In turn, the aforementioned worked in rice plantations, sugarcane plantations, cotton fields and wineries.

As the population of mestizo – a mix of American Indian and European persons grew, Afro-Peruvians acted as intermediaries between indigenous persons and the Spaniards.

Blacks in Peru were categorized into two groups. First, the negroes bozales which translates into “untamed blacks” that were born in Africa. This term was derogatory. Those who acclimated to the Hispanic culture in an easier manner were called negroes ladinos.

High-class Spaniards developed a caste system to protect the interests of their Spanish and Mestizo offspring.  The Spanish reigned at the top, mestizo in the middle and Africans and indigenous persons at the bottom.

After the dwindling of Indian-Hispanics, Blacks were able to gain lucrative positions.
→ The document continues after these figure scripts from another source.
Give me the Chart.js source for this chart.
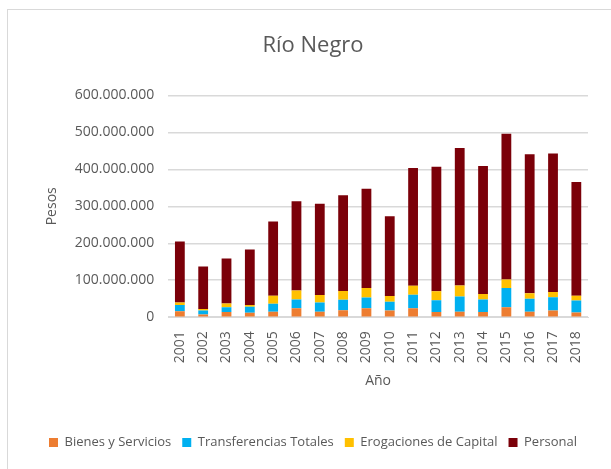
<!DOCTYPE html>
<html>
<head>
<meta charset="utf-8">
<script src="https://cdn.jsdelivr.net/npm/chart.js@4/dist/chart.umd.min.js"></script>
<style>
    body { margin: 0; background: #fff; }
    .wrap { position: relative; width: 611px; height: 469px; overflow: hidden; }
    .frame { position: absolute; left: 7px; top: 9px; width: 700px; height: 600px; border: 1px solid #d9d9d9; box-sizing: border-box; }
    #chart { position: absolute; left: 0; top: 0; }
</style>
</head>
<body>
<div class="wrap">
    <div class="frame"></div>
    <canvas id="chart" width="611" height="469"></canvas>
</div>
<script>
// Data
const years = ['2001', '2002', '2003', '2004', '2005', '2006', '2007', '2008', '2009',
               '2010', '2011', '2012', '2013', '2014', '2015', '2016', '2017', '2018'];
const bienesServicios = [16000000, 7000000, 14000000, 12000000, 15000000, 24000000, 15000000, 19000000, 24000000,
                         18000000, 24000000, 14000000, 15000000, 14000000, 27000000, 15000000, 18000000, 13000000];
const transferencias = [17000000, 11000000, 13000000, 16000000, 21000000, 24000000, 25000000, 28000000, 29000000,
                        24000000, 37000000, 32000000, 41000000, 34000000, 52000000, 35000000, 36000000, 32000000];
const erogacionesCapital = [7000000, 4000000, 10000000, 5000000, 22000000, 24000000, 20000000, 24000000, 26000000,
                            15000000, 24000000, 24000000, 30000000, 15000000, 23000000, 15000000, 14000000, 13000000];
const personal = [164500000, 115000000, 121600000, 150000000, 200600000, 241500000, 247000000, 258700000, 268700000,
                  216000000, 318600000, 337000000, 371700000, 346000000, 394400000, 375500000, 375000000, 307800000];
const yTicks = [0, 100000000, 200000000, 300000000, 400000000, 500000000, 600000000];

const textColor = '#595959';
const fontFamily = '"Open Sans", sans-serif';

const formatPesos = v => String(v).replace(/\B(?=(\d{3})+(?!\d))/g, '.');

const ctx = document.getElementById('chart');
new Chart(ctx, {
    type: 'bar',
    data: {
        labels: years,
        datasets: [
            { label: 'Bienes y Servicios', data: bienesServicios, backgroundColor: '#ED7D31' },
            { label: 'Transferencias Totales', data: transferencias, backgroundColor: '#00B0F0' },
            { label: 'Erogaciones de Capital', data: erogacionesCapital, backgroundColor: '#FFC000' },
            { label: 'Personal', data: personal, backgroundColor: '#7B0009' }
        ]
    },
    options: {
        responsive: false,
        animation: false,
        layout: { padding: { left: 38, right: 23, top: 20, bottom: 10 } },
        datasets: {
            bar: { barPercentage: 0.42, categoryPercentage: 1, borderWidth: 0 }
        },
        plugins: {
            title: {
                display: true,
                text: 'Río Negro',
                color: textColor,
                font: { family: fontFamily, size: 22, weight: 'normal' },
                padding: { top: 13, bottom: 36 }
            },
            legend: {
                position: 'bottom',
                align: 'start',
                labels: {
                    color: textColor,
                    font: { family: fontFamily, size: 13 },
                    boxWidth: 9,
                    boxHeight: 9,
                    padding: 11
                }
            },
            tooltip: { enabled: false }
        },
        scales: {
            x: {
                stacked: true,
                grid: { display: false },
                border: { color: '#d9d9d9', width: 1 },
                ticks: {
                    color: textColor,
                    font: { family: fontFamily, size: 14 },
                    minRotation: 90,
                    maxRotation: 90,
                    padding: 6
                },
                title: {
                    display: true,
                    text: 'Año',
                    color: textColor,
                    font: { family: fontFamily, size: 14 },
                    padding: { top: 3, bottom: 36 }
                }
            },
            y: {
                stacked: true,
                min: 0,
                max: 600000000,
                afterBuildTicks: axis => { axis.ticks = yTicks.map(v => ({ value: v })); },
                grid: { color: '#d9d9d9', lineWidth: 1.5, drawTicks: false },
                border: { display: false },
                ticks: {
                    color: textColor,
                    font: { family: fontFamily, size: 14 },
                    padding: 14,
                    callback: v => formatPesos(v)
                },
                title: {
                    display: true,
                    text: 'Pesos',
                    color: textColor,
                    font: { family: fontFamily, size: 14 },
                    padding: { top: 6, bottom: 0 }
                }
            }
        }
    }
});
</script>
</body>
</html>
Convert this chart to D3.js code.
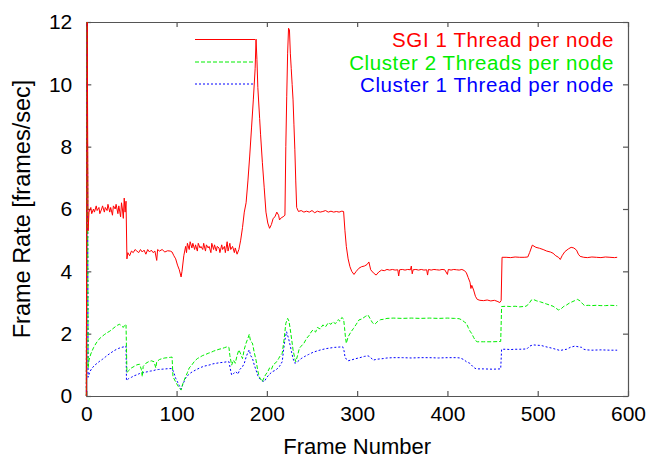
<!DOCTYPE html>
<html><head><meta charset="utf-8">
<script src="https://cdn.jsdelivr.net/npm/d3@7"></script>
<style>body{margin:0;background:#fff}svg{display:block}text{font-family:"Liberation Sans",Arial,Helvetica,sans-serif}</style>
</head><body>
<script>
const xTicks = [0,100,200,300,400,500,600];
const yTicks = [0,2,4,6,8,10,12];
const seriesNames = ["SGI 1 Thread per node","Cluster 2 Threads per node","Cluster 1 Thread per node"];
const xLabel = "Frame Number";
const yLabel = "Frame Rate [frames/sec]";

const sgi = [[0,0],[1,12],[2,5.3],[3,5.9],[5,6.05],[6,5.85],[8,6.0],[9,5.9],[11,6.1],[12,5.95],[14,6.05],[15,5.85],[17,6.0],[18,6.1],[20,5.9],[21,6.05],[23,5.95],[24,6.15],[26,5.9],[27,6.05],[29,5.8],[30,6.1],[32,6.0],[33,6.15],[35,5.85],[36,6.1],[38,5.75],[39,6.2],[40,6.0],[41,5.7],[42,6.35],[43,5.9],[44,6.25],[45,4.4],[46,4.6],[48,4.5],[50,4.65],[52,4.6],[54,4.7],[56,4.65],[58,4.6],[60,4.7],[62,4.62],[64,4.68],[66,4.55],[68,4.7],[70,4.62],[72,4.68],[74,4.6],[76,4.65],[78,4.35],[79,4.7],[81,4.65],[84,4.7],[87,4.62],[90,4.66],[93,4.65],[95,4.62],[97,4.5],[99,4.4],[101,4.2],[103,4.05],[105,3.82],[106,4.0],[108,4.5],[110,4.8],[111,4.6],[112,4.9],[114,4.7],[115,4.95],[117,4.75],[118,4.9],[120,4.7],[121,4.85],[123,4.65],[124,4.9],[126,4.75],[127,4.8],[129,4.7],[130,4.9],[132,4.65],[133,4.85],[135,4.75],[136,4.8],[138,4.6],[139,4.9],[141,4.7],[142,4.85],[144,4.65],[145,4.8],[147,4.75],[148,4.6],[150,4.85],[151,4.7],[153,4.8],[154,4.6],[156,4.95],[157,4.65],[159,4.9],[160,4.7],[162,4.8],[164,4.6],[165,4.75],[167,4.55],[169,4.7],[171,5.0],[173,5.4],[175,5.9],[177,6.2],[179,6.9],[181,7.7],[183,8.6],[185,9.5],[187,10.5],[188,11.45],[189,10.8],[190,9.9],[192,8.9],[193,8.4],[195,7.5],[197,6.7],[199,5.9],[201,5.55],[203,5.38],[205,5.5],[207,5.7],[209,5.75],[211,5.9],[213,5.8],[214,5.65],[216,5.72],[218,5.75],[220,5.8],[221,8.0],[222,9.6],[223,11.0],[224,11.8],[225,11.75],[226,11.0],[227,10.5],[228,10.0],[229,9.5],[230,8.7],[231,7.9],[232,6.9],[233,6.05],[235,5.92],[238,5.95],[241,5.9],[244,5.93],[247,5.9],[250,5.95],[253,5.88],[256,5.93],[259,5.9],[262,5.92],[265,5.95],[268,5.9],[271,5.93],[274,5.9],[277,5.92],[280,5.9],[283,5.93],[285,5.92],[286.5,5.3],[288,4.8],[290,4.4],[292,4.15],[294,4.0],[296.5,3.9],[299,4.0],[302,4.1],[305,4.15],[308,4.17],[311,4.22],[313,4.3],[315,4.05],[318,3.95],[321,3.88],[324,3.98],[327,4.04],[330,4.02],[333,4.06],[336,4.04],[339,4.06],[342,4.04],[345,4.05],[346,3.85],[347,4.05],[350,4.06],[353,4.04],[356,4.06],[359,4.05],[360,4.17],[361,3.92],[362,4.05],[365,4.06],[368,4.04],[371,4.06],[374,4.04],[377,4.05],[378,3.88],[379,4.06],[382,4.04],[385,4.06],[388,4.05],[391,4.04],[394,4.06],[397,4.05],[400,3.9],[401,4.06],[404,4.04],[407,4.06],[410,4.05],[413,4.04],[416,4.06],[419,4.02],[421,3.95],[423,3.8],[425,3.65],[426,3.45],[427,3.55],[429,3.4],[431,3.2],[433,3.1],[436,3.07],[440,3.06],[444,3.08],[448,3.05],[452,3.07],[455,3.04],[458,3.0],[459.5,3.06],[460.5,4.45],[465,4.45],[470,4.44],[475,4.46],[480,4.45],[485,4.45],[489,4.46],[491,4.6],[494,4.84],[498,4.77],[502,4.74],[506,4.7],[510,4.65],[514,4.62],[517,4.58],[520,4.5],[523,4.45],[525,4.38],[527,4.5],[530,4.63],[534,4.72],[537,4.77],[540,4.75],[543,4.68],[545,4.55],[547,4.48],[551,4.45],[555,4.44],[560,4.46],[565,4.45],[570,4.44],[575,4.46],[580,4.45],[585,4.44],[588,4.45]];

const cluster2 = [[0,0],[1,12],[2,0.9],[3,1.15],[5,1.35],[8,1.55],[11,1.7],[14,1.82],[17,1.9],[20,1.97],[23,2.03],[26,2.08],[29,2.15],[32,2.22],[35,2.28],[37,2.3],[39,2.25],[41,2.2],[43,2.3],[44,2.28],[45,0.75],[47,0.82],[50,0.9],[53,0.95],[56,1.0],[59,1.02],[61,0.85],[62,0.62],[63,0.95],[66,1.05],[69,1.1],[72,1.13],[75,1.1],[77,0.9],[78,1.1],[81,1.17],[84,1.2],[87,1.22],[90,1.23],[93,1.24],[95,1.25],[96,0.62],[99,0.45],[102,0.3],[105,0.19],[107,0.4],[110,0.62],[112,0.75],[114,0.9],[117,1.0],[120,1.12],[123,1.2],[126,1.25],[129,1.3],[132,1.33],[135,1.37],[138,1.4],[141,1.44],[144,1.47],[147,1.5],[150,1.52],[153,1.55],[156,1.58],[158,1.56],[159,1.3],[161,0.99],[163,1.15],[165,1.05],[167,1.3],[169,1.48],[171,1.35],[173,1.2],[175,1.5],[177,1.7],[179,1.85],[180.5,1.98],[182,1.75],[184,1.7],[186,1.4],[188,1.15],[190,0.8],[191.5,0.62],[193,0.55],[195,0.46],[197,0.6],[199,0.7],[201,0.78],[203,0.9],[205,0.85],[207,1.0],[209,1.05],[211,1.1],[213,1.2],[215,1.3],[217,1.37],[219,1.8],[221,2.33],[223,2.49],[224.5,2.4],[226,2.12],[228,1.7],[229,1.48],[231,1.2],[232,1.1],[234,1.3],[236,1.53],[238,1.6],[241,1.69],[244,1.85],[247,1.95],[249,2.05],[251,2.12],[254,2.05],[256,2.2],[259,2.15],[262,2.28],[265,2.22],[268,2.35],[271,2.3],[273,2.38],[276,2.32],[279,2.45],[281,2.4],[283,2.52],[285,2.47],[286,2.2],[287,1.9],[288,1.69],[290,1.9],[293,2.05],[296,2.17],[299,2.3],[302,2.44],[305,2.47],[309,2.55],[312,2.6],[314,2.5],[317,2.35],[319.5,2.3],[323,2.4],[326,2.45],[329,2.46],[333,2.49],[340,2.5],[350,2.49],[360,2.5],[370,2.49],[380,2.5],[390,2.49],[400,2.5],[408,2.49],[413,2.48],[416,2.44],[419,2.37],[421,2.33],[423,2.2],[425,2.08],[427,2.0],[429,1.88],[431,1.78],[433,1.74],[440,1.74],[450,1.74],[459,1.75],[460,2.87],[465,2.88],[470,2.87],[475,2.88],[480,2.86],[487,2.88],[490,2.95],[493,3.08],[495,3.1],[499,3.05],[503,3.02],[506,2.99],[510,2.95],[513,2.92],[517,2.88],[520,2.82],[523,2.76],[526,2.8],[529,2.88],[532,2.92],[535,2.98],[538,3.02],[541,3.06],[544,3.1],[547,3.05],[550,2.95],[552,2.9],[556,2.91],[560,2.9],[565,2.91],[570,2.9],[575,2.9],[580,2.91],[588,2.9]];

const cluster1 = [[0,0],[1,12],[2,0.6],[4,0.78],[6,0.88],[9,0.98],[12,1.05],[15,1.12],[18,1.18],[21,1.25],[24,1.32],[27,1.38],[30,1.44],[33,1.49],[36,1.53],[39,1.56],[42,1.58],[44,1.6],[44.5,0.5],[47,0.56],[50,0.6],[53,0.65],[56,0.68],[59,0.72],[62,0.74],[65,0.76],[68,0.78],[71,0.8],[74,0.81],[77,0.84],[80,0.85],[84,0.86],[88,0.87],[92,0.88],[95,0.88],[97,0.75],[99,0.57],[101,0.45],[103,0.33],[105,0.22],[107,0.38],[110,0.57],[113,0.68],[116,0.75],[119,0.8],[122,0.85],[125,0.89],[128,0.93],[131,0.96],[134,0.98],[137,1.0],[140,1.03],[144,1.05],[148,1.07],[152,1.08],[156,1.1],[158,1.1],[160,0.8],[161,0.67],[163,0.72],[165.7,0.78],[168,0.7],[170,0.85],[173,0.94],[175,1.05],[177,1.25],[179,1.4],[180.5,1.48],[182,1.3],[184,1.21],[186,1.0],[188,0.83],[190,0.65],[191.5,0.57],[194,0.5],[197,0.46],[200,0.6],[203,0.7],[206,0.78],[209,0.82],[211,0.86],[214,0.95],[217,1.1],[218.5,1.48],[220,1.8],[221.8,2.06],[224,1.85],[226,1.6],[227.3,1.42],[229,1.2],[231,1.05],[234,1.1],[238,1.2],[242,1.27],[246,1.33],[251,1.4],[256,1.45],[261,1.49],[265.6,1.52],[270,1.54],[275,1.56],[280,1.57],[284,1.58],[285.5,1.45],[286.5,1.26],[288,1.18],[290,1.13],[294,1.16],[298.7,1.2],[303,1.23],[308,1.27],[312,1.29],[315,1.24],[317.5,1.15],[322,1.18],[328.8,1.2],[333,1.22],[340,1.23],[350,1.23],[360,1.22],[370,1.23],[380,1.23],[390,1.22],[400,1.23],[410,1.23],[414,1.22],[418,1.17],[421,1.1],[424.8,1.05],[428,0.95],[430,0.9],[432,0.87],[440,0.87],[450,0.86],[459,0.87],[460,1.5],[465,1.5],[470,1.49],[475,1.5],[480,1.5],[488,1.51],[491,1.6],[494.8,1.64],[499,1.63],[504,1.62],[509,1.58],[515,1.54],[520,1.5],[524.7,1.46],[528,1.48],[532,1.5],[536,1.56],[541,1.6],[545,1.58],[548.6,1.56],[551,1.5],[554,1.48],[560,1.47],[570,1.48],[580,1.47],[588,1.47]];

const W = 658, H = 461;
const m = {left:86.3, right:628, top:22, bottom:396};
const svg = d3.select("body").append("svg").attr("width",W).attr("height",H);
const x = d3.scaleLinear().domain([0,600]).range([m.left,m.right]);
const y = d3.scaleLinear().domain([0,12]).range([m.bottom,m.top]);
const frameColor = "#555";
const tl = 5;

const series = [
  {name:seriesNames[0], data:sgi, color:"#ff0000", dash:null},
  {name:seriesNames[1], data:cluster2, color:"#00ee00", dash:"4,2"},
  {name:seriesNames[2], data:cluster1, color:"#0000ff", dash:"2,2"}
];

const axB = svg.append("g").attr("transform",`translate(0,${m.bottom})`)
  .call(d3.axisBottom(x).tickValues(xTicks).tickSizeInner(-tl).tickSizeOuter(0).tickPadding(10));
const axT = svg.append("g").attr("transform",`translate(0,${m.top})`)
  .call(d3.axisTop(x).tickValues(xTicks).tickSizeInner(-tl).tickSizeOuter(0).tickFormat(""));
const axL = svg.append("g").attr("transform",`translate(${m.left},0)`)
  .call(d3.axisLeft(y).tickValues(yTicks).tickSizeInner(-tl).tickSizeOuter(0).tickPadding(14));
const axR = svg.append("g").attr("transform",`translate(${m.right},0)`)
  .call(d3.axisRight(y).tickValues(yTicks).tickSizeInner(-tl).tickSizeOuter(0).tickFormat(""));
[axB,axT,axL,axR].forEach(a=>{
  a.selectAll("path.domain").attr("stroke",frameColor).attr("stroke-width",1.2);
  a.selectAll(".tick line").attr("stroke",frameColor).attr("stroke-width",1.2);
  a.selectAll(".tick text").attr("font-size",21).attr("fill","#000")
   .attr("font-family","'Liberation Sans',Arial,sans-serif");
});

const line = d3.line().x(d=>x(d[0])).y(d=>y(d[1]));
const g = svg.append("g");
series.slice().reverse().forEach(s=>{
  g.append("path").attr("d",line(s.data)).attr("fill","none")
   .attr("stroke",s.color).attr("stroke-width",1).attr("stroke-dasharray",s.dash);
});

svg.append("text").attr("x",(m.left+m.right)/2).attr("y",454).attr("text-anchor","middle")
  .attr("font-size",22).text(xLabel);
svg.append("text").attr("transform",`translate(30,${(m.top+m.bottom)/2}) rotate(-90)`)
  .attr("text-anchor","middle").attr("font-size",23.5).text(yLabel);

const legY = [39.5,62,84];
series.forEach((s,i)=>{
  svg.append("line").attr("x1",195).attr("x2",255).attr("y1",legY[i]).attr("y2",legY[i])
    .attr("stroke",s.color).attr("stroke-width",1).attr("stroke-dasharray",s.dash);
  svg.append("text").attr("x",614).attr("y",legY[i]+7.5).attr("text-anchor","end")
    .attr("font-size",20.5).attr("letter-spacing",0.6).attr("fill",s.color).text(s.name);
});
</script>
</body></html>
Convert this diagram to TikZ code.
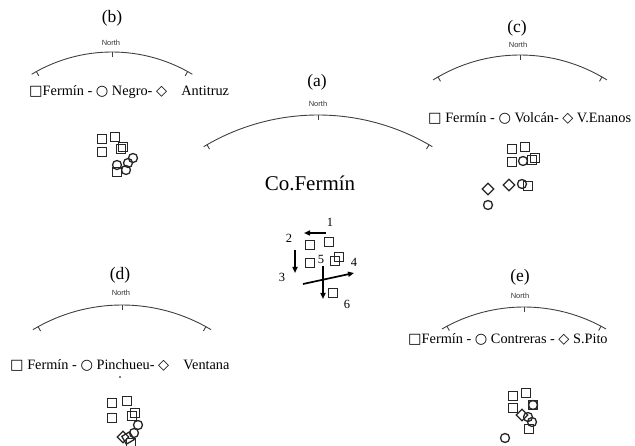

They were able to live as yanakuna – those able to own land and work on their land.

The cimmarones, gangs of runaway slaves, also gained traction by forming their own communities and gaining sustainment from robbing traveling traders.

The 17th century ushered in the process of slaves being set free by their masters.  Some slaves were granted the opportunity to buy their freedom.  This afforded them entrepreneurial opportunities.  The change in tide did not mean a difference in how blacks were treated; they were still discriminated against.

Freed persons were required to be gainfully employed and serve in the militia when called. They were not given ample opportunities to gain their education as mulattoes were.

In the present day, Afro-Peruvians are found in the outer regions of the Morropón Province – more specifically in Piura and Tumbes; the central area of the Morropón Province also has a large number of blacks residing therein.

The south of Lambayeque Region and the north of La Libertad have a large concentration of black inhabitants as well.

On December 7, 2009, the Peruvian government offered an apology to Afro-Peruvians for the discrimination they previously endured.

In the statement, President Alan Garcia said: “We are here together for an unusual act without precedent, to apologize to the Afro-Peruvian people but most deeply pardon to the Black race, that our voice can be heard in the countries inflicted with the slavery commerce, which tore so many men and women, millions of them, and took them away to the ends of the planet to work in plantations.”

Discrimination against people of color in all corners of the world are quite apparent today and it is also undeniably certain that African culture has permeated many regions, worldwide.